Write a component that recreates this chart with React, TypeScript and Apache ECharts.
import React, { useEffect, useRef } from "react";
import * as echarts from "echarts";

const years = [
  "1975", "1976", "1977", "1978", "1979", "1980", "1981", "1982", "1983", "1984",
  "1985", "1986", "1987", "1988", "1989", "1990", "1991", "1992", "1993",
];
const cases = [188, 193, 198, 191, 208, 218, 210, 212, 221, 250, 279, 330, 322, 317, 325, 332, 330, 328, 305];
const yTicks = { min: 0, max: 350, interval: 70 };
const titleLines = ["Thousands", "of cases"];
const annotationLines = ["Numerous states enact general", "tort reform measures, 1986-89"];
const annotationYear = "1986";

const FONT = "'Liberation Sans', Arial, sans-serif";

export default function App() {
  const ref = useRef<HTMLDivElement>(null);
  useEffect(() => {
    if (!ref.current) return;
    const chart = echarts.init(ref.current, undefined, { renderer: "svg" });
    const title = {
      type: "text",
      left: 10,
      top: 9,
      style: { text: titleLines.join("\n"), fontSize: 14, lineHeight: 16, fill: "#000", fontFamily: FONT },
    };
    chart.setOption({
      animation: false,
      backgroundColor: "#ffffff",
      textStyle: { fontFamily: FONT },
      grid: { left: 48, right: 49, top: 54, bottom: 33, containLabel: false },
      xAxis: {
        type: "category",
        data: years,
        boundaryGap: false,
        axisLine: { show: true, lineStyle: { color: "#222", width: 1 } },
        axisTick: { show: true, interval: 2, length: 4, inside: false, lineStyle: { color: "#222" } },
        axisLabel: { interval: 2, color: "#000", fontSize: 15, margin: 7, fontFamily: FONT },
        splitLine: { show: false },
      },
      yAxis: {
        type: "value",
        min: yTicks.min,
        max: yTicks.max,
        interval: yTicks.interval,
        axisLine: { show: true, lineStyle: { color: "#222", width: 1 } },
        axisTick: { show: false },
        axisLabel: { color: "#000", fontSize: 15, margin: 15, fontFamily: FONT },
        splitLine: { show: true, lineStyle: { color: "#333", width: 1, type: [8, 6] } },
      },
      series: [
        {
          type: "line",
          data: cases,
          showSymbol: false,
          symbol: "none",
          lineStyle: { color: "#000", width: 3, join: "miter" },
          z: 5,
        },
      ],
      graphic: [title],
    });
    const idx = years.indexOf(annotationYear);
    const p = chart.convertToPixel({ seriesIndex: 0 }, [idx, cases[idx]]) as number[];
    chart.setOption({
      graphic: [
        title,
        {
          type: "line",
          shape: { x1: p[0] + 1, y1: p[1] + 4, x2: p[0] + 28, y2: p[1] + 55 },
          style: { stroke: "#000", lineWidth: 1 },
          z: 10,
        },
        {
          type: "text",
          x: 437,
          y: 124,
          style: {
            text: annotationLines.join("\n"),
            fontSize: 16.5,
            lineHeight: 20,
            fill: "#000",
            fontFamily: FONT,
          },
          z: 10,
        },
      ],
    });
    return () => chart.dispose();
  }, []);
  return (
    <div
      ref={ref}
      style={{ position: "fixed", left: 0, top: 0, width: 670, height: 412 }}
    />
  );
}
○ ○ ○ ○
Given request >>
Type out all of the material again, word for word.

Final result >>
Write a component that recreates this chart with React, TypeScript and Apache ECharts.
import React, { useEffect, useRef } from "react";
import * as echarts from "echarts";

const years = [
  "1975", "1976", "1977", "1978", "1979", "1980", "1981", "1982", "1983", "1984",
  "1985", "1986", "1987", "1988", "1989", "1990", "1991", "1992", "1993",
];
const cases = [188, 193, 198, 191, 208, 218, 210, 212, 221, 250, 279, 330, 322, 317, 325, 332, 330, 328, 305];
const yTicks = { min: 0, max: 350, interval: 70 };
const titleLines = ["Thousands", "of cases"];
const annotationLines = ["Numerous states enact general", "tort reform measures, 1986-89"];
const annotationYear = "1986";

const FONT = "'Liberation Sans', Arial, sans-serif";

export default function App() {
  const ref = useRef<HTMLDivElement>(null);
  useEffect(() => {
    if (!ref.current) return;
    const chart = echarts.init(ref.current, undefined, { renderer: "svg" });
    const title = {
      type: "text",
      left: 10,
      top: 9,
      style: { text: titleLines.join("\n"), fontSize: 14, lineHeight: 16, fill: "#000", fontFamily: FONT },
    };
    chart.setOption({
      animation: false,
      backgroundColor: "#ffffff",
      textStyle: { fontFamily: FONT },
      grid: { left: 48, right: 49, top: 54, bottom: 33, containLabel: false },
      xAxis: {
        type: "category",
        data: years,
        boundaryGap: false,
        axisLine: { show: true, lineStyle: { color: "#222", width: 1 } },
        axisTick: { show: true, interval: 2, length: 4, inside: false, lineStyle: { color: "#222" } },
        axisLabel: { interval: 2, color: "#000", fontSize: 15, margin: 7, fontFamily: FONT },
        splitLine: { show: false },
      },
      yAxis: {
        type: "value",
        min: yTicks.min,
        max: yTicks.max,
        interval: yTicks.interval,
        axisLine: { show: true, lineStyle: { color: "#222", width: 1 } },
        axisTick: { show: false },
        axisLabel: { color: "#000", fontSize: 15, margin: 15, fontFamily: FONT },
        splitLine: { show: true, lineStyle: { color: "#333", width: 1, type: [8, 6] } },
      },
      series: [
        {
          type: "line",
          data: cases,
          showSymbol: false,
          symbol: "none",
          lineStyle: { color: "#000", width: 3, join: "miter" },
          z: 5,
        },
      ],
      graphic: [title],
    });
    const idx = years.indexOf(annotationYear);
    const p = chart.convertToPixel({ seriesIndex: 0 }, [idx, cases[idx]]) as number[];
    chart.setOption({
      graphic: [
        title,
        {
          type: "line",
          shape: { x1: p[0] + 1, y1: p[1] + 4, x2: p[0] + 28, y2: p[1] + 55 },
          style: { stroke: "#000", lineWidth: 1 },
          z: 10,
        },
        {
          type: "text",
          x: 437,
          y: 124,
          style: {
            text: annotationLines.join("\n"),
            fontSize: 16.5,
            lineHeight: 20,
            fill: "#000",
            fontFamily: FONT,
          },
          z: 10,
        },
      ],
    });
    return () => chart.dispose();
  }, []);
  return (
    <div
      ref={ref}
      style={{ position: "fixed", left: 0, top: 0, width: 670, height: 412 }}
    />
  );
}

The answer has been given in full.